The real objective of the exploiters and the NGOs in Peru is to prevent the inevitable revolutionary explosion, expressed in our country by the People's War. Contrary to their wishes, the Maoist revolution has developed victoriously throughout the entire country, joining in combat that immense "reserve industrial army," crushing with facts the imperialist euphemism which attempts to reduce this problem to some sort of technical question.

It's worth commenting on the role of revisionism, whose elements have not hesitated to place themselves as part of the imperialist planning. These "socialists" and "leftists," financed by U.S. and European imperialism, today are the mercenaries who apply the imperialist deception known as "modernization".

They propose unsupported justification and reasoning to exempt the reactionary State from any and all of the responsibilities befitting it; in the case of the street vendors and migrating refugees, the revisionists have attempted to brainwash these impoverished masses by telling them that only through their own efforts at exploitation can they incorporate themselves as "great entrepreneurs." Those are the facts; the "Marxists" have abolished with a single pen-stroke the rights to a just salary, to unionization, to social services and the right to dignified and stable employment.

The reactionary thesis of "self-employment" seeks to reinvigorate bureaucratic capitalism, to provide "relief" to the old State, and to generate, through the hunger of the people, the resources to save this system of exploitation which the People's War is tearing down. This is one way the reactionary government replenishes the funds for their mercenaries and for the genocides against the armed rebellion.

THE REALITY OF THE AMBULATORY WORKER

Today there are at least 500,000 ambulatory vendors in metropolitan Lima, grouped together in various guilds. At a national level, the ambulatory workforce now reaches approximately 2 million persons, which confirms the searing reality of how the criminal economic measures of the various governments, especially Fujimori's, have plunged thousands of Peruvians into misery and poverty.
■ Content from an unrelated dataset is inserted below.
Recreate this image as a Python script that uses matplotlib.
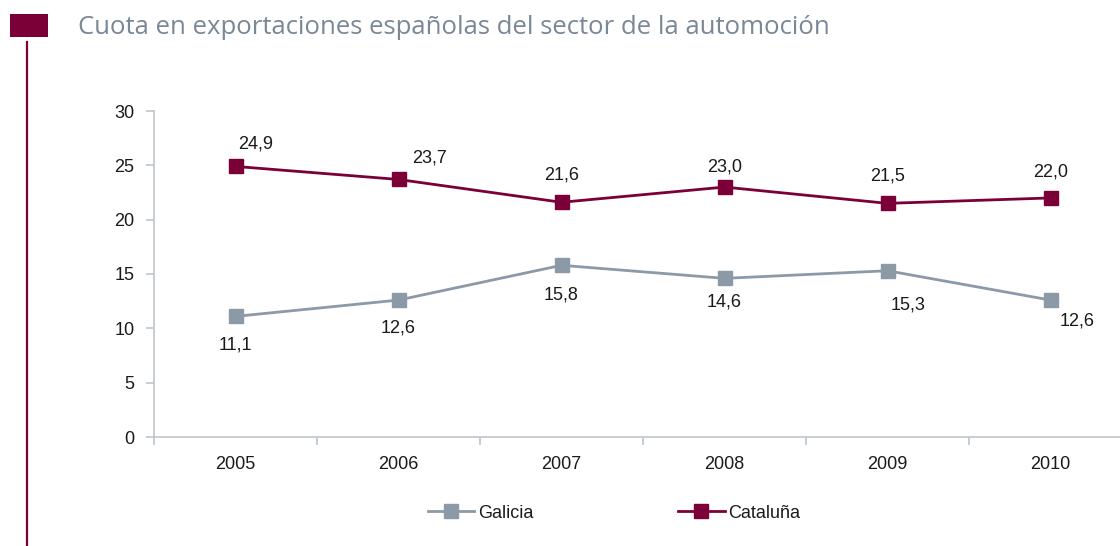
import matplotlib
matplotlib.use("Agg")
import matplotlib.pyplot as plt
from matplotlib.patches import Rectangle
from matplotlib.lines import Line2D

years = ["2005", "2006", "2007", "2008", "2009", "2010"]
galicia = [11.1, 12.6, 15.8, 14.6, 15.3, 12.6]
cataluna = [24.9, 23.7, 21.6, 23.0, 21.5, 22.0]
yticks = [0, 5, 10, 15, 20, 25, 30]
title = "Cuota en exportaciones españolas del sector de la automoción"

# label offsets in pixels (dx, dy)
cat_off = [(20, 22), (31, 21), (0, 27), (0, 20), (0, 27), (0, 26)]
gal_off = [(0, -29), (0, -28), (0, -30), (0, -24), (21, -34), (27, -21)]

RED = "#7B0038"
GREY = "#8C99A6"
AXC = "#BFC5CE"
FONT = "Liberation Sans"
TXT = "#1a1a1a"

W, H = 1120, 546
fig = plt.figure(figsize=(W / 100, H / 100), dpi=100)

left, right, bottom, top = 154, 1132, 437, 111
ax = fig.add_axes([left / W, 1 - bottom / H, (right - left) / W, (bottom - top) / H])

x = list(range(len(years)))
ax.plot(x, galicia, color=GREY, lw=2, marker="s", ms=10, mec=GREY, mfc=GREY, clip_on=False, label="Galicia")
ax.plot(x, cataluna, color=RED, lw=2, marker="s", ms=10, mec=RED, mfc=RED, clip_on=False, label="Cataluña")

for i, v in enumerate(cataluna):
    dx, dy = cat_off[i]
    ax.annotate(f"{v:.1f}".replace(".", ","), (i, v), xytext=(dx * 0.72, dy * 0.72),
                textcoords="offset points", ha="center", va="center",
                fontsize=13, family=FONT, color=TXT)
for i, v in enumerate(galicia):
    dx, dy = gal_off[i]
    ax.annotate(f"{v:.1f}".replace(".", ","), (i, v), xytext=(dx * 0.72, dy * 0.72),
                textcoords="offset points", ha="center", va="center",
                fontsize=13, family=FONT, color=TXT)

ax.set_xlim(-0.5, len(years) - 0.5)
ax.set_ylim(0, 30)
ax.set_yticks(yticks)
ax.set_yticklabels([str(t) for t in yticks], fontsize=13, family=FONT, color=TXT)
ax.set_xticks([i - 0.5 for i in range(len(years))] + [len(years) - 0.5])
ax.set_xticklabels([])
ax.set_xticks(x, minor=True)
ax.set_xticklabels(years, minor=True, fontsize=13, family=FONT, color=TXT)
ax.tick_params(axis="x", which="minor", length=0, pad=14)
ax.tick_params(axis="x", which="major", length=6, color=AXC, width=1.2)
ax.tick_params(axis="y", length=6, color=AXC, width=1.2, pad=8)

for s in ["top", "right"]:
    ax.spines[s].set_visible(False)
for s in ["left", "bottom"]:
    ax.spines[s].set_color(AXC)
    ax.spines[s].set_linewidth(1.2)

handles = [
    Line2D([], [], color=GREY, lw=2, marker="s", ms=10, mfc=GREY, mec=GREY),
    Line2D([], [], color=RED, lw=2, marker="s", ms=10, mfc=RED, mec=RED),
]
fig.legend(handles, ["Galicia", "Cataluña"], loc="center", bbox_to_anchor=(614 / W, 1 - 513 / H),
           ncol=2, frameon=False, handlelength=2.6, handletextpad=0.2, columnspacing=8,
           prop={"family": FONT, "size": 13}, labelcolor=TXT)

# decorative header
fig.patches.append(Rectangle((10 / W, 1 - 37 / H), 38 / W, 23 / H, transform=fig.transFigure,
                             facecolor=RED, edgecolor="none"))
fig.lines.append(Line2D([27 / W, 27 / W], [1 - 42 / H, 0], transform=fig.transFigure, color=RED, lw=1.6))
fig.text(78 / W, 1 - 28 / H, title, fontsize=18.5, family="Open Sans", color="#7A8795",
         ha="left", va="center")

fig.savefig("out.png", dpi=100)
The old State has abandoned any responsibility for serving the welfare of the people.

The growing pauperization of the population of our country has also forced hundreds of professionals to work as ambulatory merchants regardless of their skills and academic training. Thus, to the sellers of individual cigarettes, are added the empty bottle collectors, the ambulatory sellers of counterfeit manufactured goods, those who fill out applications, those who peddle stolen objects and/or second hand merchandise, children who beg for bread on the streets, and thousands of others.

As usual, the reactionaries have tried to enrich themselves at the expense of the ambulatory workers; each quack who acts as Mayor participated in this outrage; yesterday it was Barrantes and Belmont, now it's the reactionary Andrade and his cronies, who ceaselessly commit all sorts of abuses against the humble ambulatory workers. They suck dry the meager earnings of these workers who are barely able to survive, through arbitrary taxes, "standards," and "obligations."

So there can be no doubt about the reactionary core of these elements, they emphasize the need to "decongest the zones of high economic concentration"; in other words, they legalize the dislodgement and the "legal" massacre of the street worker. And, "forgetting" that an ambulatory worker cannot pay municipal tribute because his activity only enables him to barely subsist, these misers callously imposed a series of fiscal contributions for licenses, health benefits they don't receive, and so on.

While the big bourgeoisie lauds the "informal worker" for his "heroism," by means of their legal and repressive instruments they treat him like a criminal, and it is common to see the police vent their sadism against modest ambulatory workers.

Thus the imperialist plan of "promoting modernization and the informal sector" is but a cynical deception at the expense of the exploited so as to maintain their rule and political power. Confronted with the inadequacies and abuses camoflaged by this myth, the masses opt for the heroic struggle to win their just and necessary demands on the battlefield of the People's War.